## Records provided

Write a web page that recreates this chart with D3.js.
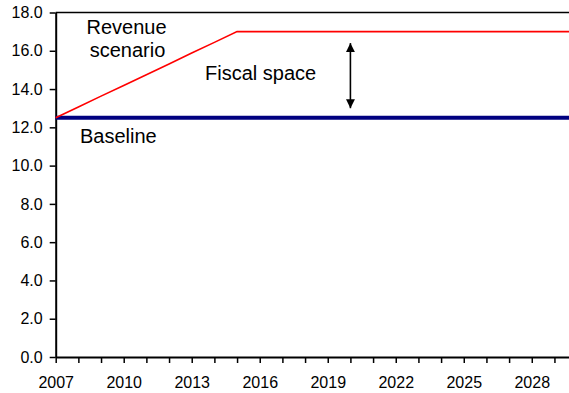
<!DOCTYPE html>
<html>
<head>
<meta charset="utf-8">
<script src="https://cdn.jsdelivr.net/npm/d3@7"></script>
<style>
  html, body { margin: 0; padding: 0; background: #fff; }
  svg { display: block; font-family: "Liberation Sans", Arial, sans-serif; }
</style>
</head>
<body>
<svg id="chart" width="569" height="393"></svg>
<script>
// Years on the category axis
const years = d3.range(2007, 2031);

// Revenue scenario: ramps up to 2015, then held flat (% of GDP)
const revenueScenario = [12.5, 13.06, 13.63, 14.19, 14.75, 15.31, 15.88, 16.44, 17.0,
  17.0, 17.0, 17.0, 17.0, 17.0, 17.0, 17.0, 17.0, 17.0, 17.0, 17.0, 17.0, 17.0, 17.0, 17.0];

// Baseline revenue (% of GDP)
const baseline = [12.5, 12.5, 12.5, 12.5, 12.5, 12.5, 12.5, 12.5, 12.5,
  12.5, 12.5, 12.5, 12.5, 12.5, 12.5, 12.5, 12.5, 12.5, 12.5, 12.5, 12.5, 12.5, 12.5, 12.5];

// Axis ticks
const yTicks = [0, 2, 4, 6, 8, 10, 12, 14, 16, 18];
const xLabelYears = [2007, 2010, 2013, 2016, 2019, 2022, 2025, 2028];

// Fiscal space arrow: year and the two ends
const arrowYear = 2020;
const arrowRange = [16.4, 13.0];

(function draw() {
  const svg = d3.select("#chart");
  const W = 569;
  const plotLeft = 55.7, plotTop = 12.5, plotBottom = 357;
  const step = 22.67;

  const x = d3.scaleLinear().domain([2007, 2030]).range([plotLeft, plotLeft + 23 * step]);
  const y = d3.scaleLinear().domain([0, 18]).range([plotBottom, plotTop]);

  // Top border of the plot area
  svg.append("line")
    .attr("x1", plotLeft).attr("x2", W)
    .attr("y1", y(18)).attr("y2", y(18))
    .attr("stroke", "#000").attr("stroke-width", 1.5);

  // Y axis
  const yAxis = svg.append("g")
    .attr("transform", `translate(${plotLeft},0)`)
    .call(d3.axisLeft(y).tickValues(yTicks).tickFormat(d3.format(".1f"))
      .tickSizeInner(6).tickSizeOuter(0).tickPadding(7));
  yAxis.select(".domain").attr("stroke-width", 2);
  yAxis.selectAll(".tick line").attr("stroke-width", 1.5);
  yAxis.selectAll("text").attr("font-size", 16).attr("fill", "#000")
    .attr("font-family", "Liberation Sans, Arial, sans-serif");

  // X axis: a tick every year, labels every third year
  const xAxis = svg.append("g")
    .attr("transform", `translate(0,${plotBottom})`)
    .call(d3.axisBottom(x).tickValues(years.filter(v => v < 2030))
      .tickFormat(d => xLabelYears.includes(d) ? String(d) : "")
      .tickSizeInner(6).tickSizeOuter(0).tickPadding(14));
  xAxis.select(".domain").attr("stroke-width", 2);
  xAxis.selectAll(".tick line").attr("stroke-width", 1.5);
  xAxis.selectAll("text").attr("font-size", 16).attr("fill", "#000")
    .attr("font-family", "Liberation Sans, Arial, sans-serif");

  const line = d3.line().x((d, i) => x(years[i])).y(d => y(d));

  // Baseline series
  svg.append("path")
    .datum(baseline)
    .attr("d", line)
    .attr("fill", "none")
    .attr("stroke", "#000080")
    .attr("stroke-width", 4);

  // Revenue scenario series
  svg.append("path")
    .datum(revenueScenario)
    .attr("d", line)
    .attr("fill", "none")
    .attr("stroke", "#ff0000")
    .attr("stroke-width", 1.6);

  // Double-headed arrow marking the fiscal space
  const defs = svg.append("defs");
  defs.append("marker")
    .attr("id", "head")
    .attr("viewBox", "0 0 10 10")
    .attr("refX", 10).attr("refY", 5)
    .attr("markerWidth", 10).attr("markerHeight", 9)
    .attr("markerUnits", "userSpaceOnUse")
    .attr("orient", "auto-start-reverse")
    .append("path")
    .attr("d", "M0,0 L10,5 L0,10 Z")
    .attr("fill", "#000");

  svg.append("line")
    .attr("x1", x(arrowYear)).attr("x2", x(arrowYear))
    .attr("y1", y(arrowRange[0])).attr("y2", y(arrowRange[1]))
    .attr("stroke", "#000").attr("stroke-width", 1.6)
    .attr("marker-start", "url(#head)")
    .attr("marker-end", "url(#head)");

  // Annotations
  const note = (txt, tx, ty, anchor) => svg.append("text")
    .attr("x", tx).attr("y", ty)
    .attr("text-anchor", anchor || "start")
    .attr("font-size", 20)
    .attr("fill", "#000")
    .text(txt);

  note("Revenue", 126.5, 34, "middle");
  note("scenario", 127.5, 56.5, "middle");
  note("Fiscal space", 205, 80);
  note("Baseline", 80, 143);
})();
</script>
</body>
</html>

* * *

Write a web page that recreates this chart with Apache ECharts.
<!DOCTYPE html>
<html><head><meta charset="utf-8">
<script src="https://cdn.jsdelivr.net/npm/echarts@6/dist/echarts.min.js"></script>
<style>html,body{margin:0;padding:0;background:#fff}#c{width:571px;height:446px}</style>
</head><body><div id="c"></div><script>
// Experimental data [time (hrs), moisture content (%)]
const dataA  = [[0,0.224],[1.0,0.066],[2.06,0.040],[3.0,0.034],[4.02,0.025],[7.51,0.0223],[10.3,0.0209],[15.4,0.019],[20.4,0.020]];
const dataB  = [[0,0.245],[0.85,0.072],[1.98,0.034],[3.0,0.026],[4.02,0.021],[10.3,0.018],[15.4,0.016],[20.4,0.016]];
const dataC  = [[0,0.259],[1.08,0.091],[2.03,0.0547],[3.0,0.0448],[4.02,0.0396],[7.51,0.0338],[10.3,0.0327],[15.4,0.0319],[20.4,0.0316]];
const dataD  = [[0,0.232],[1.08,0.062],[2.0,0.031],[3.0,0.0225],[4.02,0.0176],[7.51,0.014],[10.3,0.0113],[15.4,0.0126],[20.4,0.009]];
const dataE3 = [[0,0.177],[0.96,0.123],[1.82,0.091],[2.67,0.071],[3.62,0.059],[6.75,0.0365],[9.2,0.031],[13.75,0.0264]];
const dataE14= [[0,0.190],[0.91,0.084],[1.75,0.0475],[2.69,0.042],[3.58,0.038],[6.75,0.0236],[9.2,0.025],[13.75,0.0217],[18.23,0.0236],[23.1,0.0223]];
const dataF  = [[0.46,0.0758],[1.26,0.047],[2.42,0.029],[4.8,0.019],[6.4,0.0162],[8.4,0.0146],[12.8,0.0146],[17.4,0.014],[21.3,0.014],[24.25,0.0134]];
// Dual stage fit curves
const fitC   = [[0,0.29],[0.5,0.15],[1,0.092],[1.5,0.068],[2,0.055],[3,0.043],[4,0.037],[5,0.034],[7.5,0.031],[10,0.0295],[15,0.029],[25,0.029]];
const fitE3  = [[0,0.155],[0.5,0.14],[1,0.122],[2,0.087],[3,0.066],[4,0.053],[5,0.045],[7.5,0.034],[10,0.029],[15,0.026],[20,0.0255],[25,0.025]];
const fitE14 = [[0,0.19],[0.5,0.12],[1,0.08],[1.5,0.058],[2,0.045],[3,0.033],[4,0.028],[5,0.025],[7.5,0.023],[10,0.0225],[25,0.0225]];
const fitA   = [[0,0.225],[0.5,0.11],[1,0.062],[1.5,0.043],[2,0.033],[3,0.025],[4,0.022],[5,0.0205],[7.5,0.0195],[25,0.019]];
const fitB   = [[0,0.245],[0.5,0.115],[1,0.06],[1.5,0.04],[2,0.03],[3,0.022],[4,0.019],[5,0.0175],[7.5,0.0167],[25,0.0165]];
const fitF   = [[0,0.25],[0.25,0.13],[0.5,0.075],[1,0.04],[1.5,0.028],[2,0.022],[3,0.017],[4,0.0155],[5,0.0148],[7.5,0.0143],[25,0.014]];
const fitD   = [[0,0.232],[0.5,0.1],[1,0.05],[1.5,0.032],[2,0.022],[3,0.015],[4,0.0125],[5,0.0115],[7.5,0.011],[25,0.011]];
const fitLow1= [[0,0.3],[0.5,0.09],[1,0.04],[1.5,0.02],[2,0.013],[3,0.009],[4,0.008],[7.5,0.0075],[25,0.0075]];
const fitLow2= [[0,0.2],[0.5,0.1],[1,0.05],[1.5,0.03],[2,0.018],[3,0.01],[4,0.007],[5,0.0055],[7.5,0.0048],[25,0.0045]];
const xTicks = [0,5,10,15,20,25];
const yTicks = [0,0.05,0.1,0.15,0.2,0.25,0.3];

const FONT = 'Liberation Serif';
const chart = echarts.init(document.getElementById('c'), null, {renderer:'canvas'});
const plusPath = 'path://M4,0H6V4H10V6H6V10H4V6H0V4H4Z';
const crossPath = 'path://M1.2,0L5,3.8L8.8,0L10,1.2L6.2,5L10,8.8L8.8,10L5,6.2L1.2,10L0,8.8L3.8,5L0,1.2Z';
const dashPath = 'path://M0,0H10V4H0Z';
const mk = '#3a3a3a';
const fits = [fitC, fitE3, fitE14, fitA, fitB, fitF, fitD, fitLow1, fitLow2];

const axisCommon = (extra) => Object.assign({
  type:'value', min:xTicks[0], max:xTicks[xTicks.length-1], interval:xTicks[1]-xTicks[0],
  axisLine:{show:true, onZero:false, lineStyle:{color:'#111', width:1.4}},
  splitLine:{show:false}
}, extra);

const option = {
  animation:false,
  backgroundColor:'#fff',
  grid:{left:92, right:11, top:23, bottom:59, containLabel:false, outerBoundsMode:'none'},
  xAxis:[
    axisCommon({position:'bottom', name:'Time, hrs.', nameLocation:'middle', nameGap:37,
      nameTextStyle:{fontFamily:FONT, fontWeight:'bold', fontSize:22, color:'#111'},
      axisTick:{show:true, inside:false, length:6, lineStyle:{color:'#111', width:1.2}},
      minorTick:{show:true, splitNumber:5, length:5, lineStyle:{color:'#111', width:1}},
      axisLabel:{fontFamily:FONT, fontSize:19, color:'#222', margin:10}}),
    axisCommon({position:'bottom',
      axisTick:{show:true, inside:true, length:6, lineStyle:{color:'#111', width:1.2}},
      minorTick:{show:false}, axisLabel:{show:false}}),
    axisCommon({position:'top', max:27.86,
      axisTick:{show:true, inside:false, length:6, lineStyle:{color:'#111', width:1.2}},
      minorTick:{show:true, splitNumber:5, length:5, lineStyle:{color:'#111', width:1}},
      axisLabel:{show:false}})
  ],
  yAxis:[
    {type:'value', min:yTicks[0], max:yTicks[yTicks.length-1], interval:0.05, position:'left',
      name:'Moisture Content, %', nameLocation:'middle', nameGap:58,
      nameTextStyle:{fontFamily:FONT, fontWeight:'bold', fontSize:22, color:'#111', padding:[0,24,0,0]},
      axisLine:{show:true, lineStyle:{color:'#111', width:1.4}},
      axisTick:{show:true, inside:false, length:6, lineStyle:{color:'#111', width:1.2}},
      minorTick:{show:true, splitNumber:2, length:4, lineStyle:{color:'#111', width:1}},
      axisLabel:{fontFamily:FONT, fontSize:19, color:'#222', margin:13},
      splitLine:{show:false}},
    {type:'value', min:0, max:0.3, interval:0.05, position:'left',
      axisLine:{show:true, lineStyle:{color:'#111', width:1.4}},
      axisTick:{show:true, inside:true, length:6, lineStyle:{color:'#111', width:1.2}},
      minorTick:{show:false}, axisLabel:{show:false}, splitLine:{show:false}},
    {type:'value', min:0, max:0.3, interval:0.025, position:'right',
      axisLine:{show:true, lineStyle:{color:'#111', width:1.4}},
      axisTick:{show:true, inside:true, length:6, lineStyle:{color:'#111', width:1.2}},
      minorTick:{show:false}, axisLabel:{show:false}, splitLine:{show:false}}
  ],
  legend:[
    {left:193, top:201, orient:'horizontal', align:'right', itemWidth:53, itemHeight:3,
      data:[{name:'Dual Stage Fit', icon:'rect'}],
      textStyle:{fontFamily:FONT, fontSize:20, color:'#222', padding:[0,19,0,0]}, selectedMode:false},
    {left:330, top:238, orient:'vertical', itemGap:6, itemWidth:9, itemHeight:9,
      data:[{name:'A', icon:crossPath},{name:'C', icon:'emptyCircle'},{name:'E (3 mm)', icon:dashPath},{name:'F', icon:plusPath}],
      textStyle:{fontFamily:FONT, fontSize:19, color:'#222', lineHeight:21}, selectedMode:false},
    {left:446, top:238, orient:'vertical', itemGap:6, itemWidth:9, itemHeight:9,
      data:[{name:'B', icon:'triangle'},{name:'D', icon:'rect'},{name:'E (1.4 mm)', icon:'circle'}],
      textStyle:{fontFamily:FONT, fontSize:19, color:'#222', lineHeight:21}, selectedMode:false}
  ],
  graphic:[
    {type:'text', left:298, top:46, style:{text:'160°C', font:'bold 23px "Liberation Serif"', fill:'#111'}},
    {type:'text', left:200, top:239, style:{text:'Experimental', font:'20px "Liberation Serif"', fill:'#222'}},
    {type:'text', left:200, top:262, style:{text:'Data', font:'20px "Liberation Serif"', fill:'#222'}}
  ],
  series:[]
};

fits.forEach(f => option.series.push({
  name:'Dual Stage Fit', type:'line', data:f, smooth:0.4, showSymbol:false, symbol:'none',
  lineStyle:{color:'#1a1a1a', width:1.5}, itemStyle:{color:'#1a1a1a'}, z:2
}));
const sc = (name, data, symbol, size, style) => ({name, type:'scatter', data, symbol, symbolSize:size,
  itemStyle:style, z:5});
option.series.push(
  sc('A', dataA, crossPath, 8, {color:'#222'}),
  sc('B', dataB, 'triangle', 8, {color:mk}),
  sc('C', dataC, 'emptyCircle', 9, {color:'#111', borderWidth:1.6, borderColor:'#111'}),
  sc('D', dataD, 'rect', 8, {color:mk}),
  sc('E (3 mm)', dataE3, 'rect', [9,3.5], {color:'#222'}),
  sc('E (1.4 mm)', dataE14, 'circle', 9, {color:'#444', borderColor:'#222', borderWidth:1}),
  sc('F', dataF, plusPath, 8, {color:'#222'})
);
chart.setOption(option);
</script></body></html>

...

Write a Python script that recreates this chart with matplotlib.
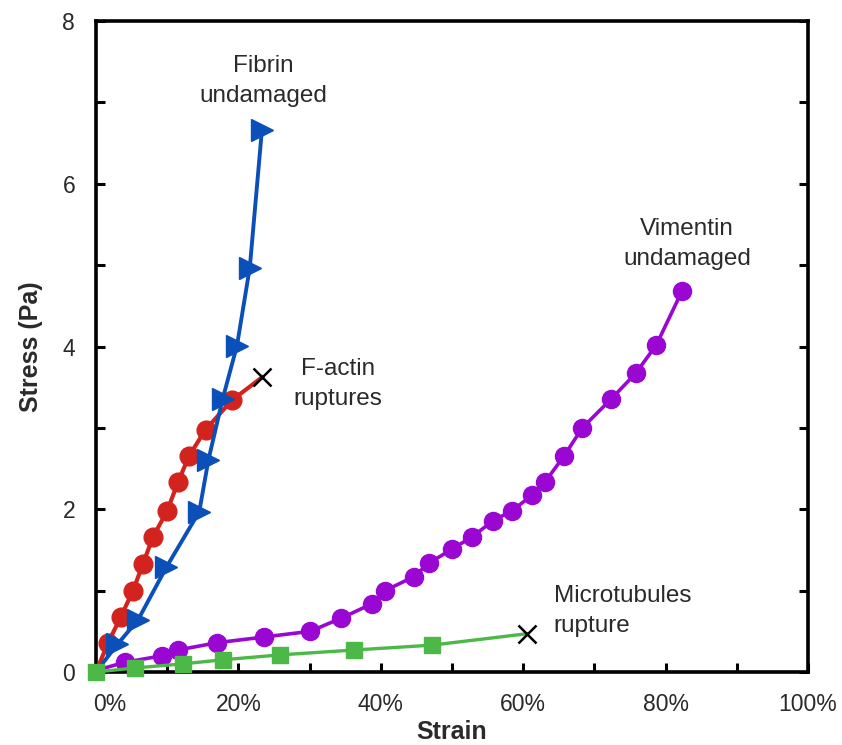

## The problem
Starting at the line that contains "Write a web page that recreates this chart with D3.js." and ending at the line that contains "17.0, 17.0, 17.0];", give the lines again exactly. Do not include the pictures.

## Exercise output
Write a web page that recreates this chart with D3.js.
<!DOCTYPE html>
<html>
<head>
<meta charset="utf-8">
<script src="https://cdn.jsdelivr.net/npm/d3@7"></script>
<style>
  html, body { margin: 0; padding: 0; background: #fff; }
  svg { display: block; font-family: "Liberation Sans", Arial, sans-serif; }
</style>
</head>
<body>
<svg id="chart" width="569" height="393"></svg>
<script>
// Years on the category axis
const years = d3.range(2007, 2031);

// Revenue scenario: ramps up to 2015, then held flat (% of GDP)
const revenueScenario = [12.5, 13.06, 13.63, 14.19, 14.75, 15.31, 15.88, 16.44, 17.0,
  17.0, 17.0, 17.0, 17.0, 17.0, 17.0, 17.0, 17.0, 17.0, 17.0, 17.0, 17.0, 17.0, 17.0, 17.0];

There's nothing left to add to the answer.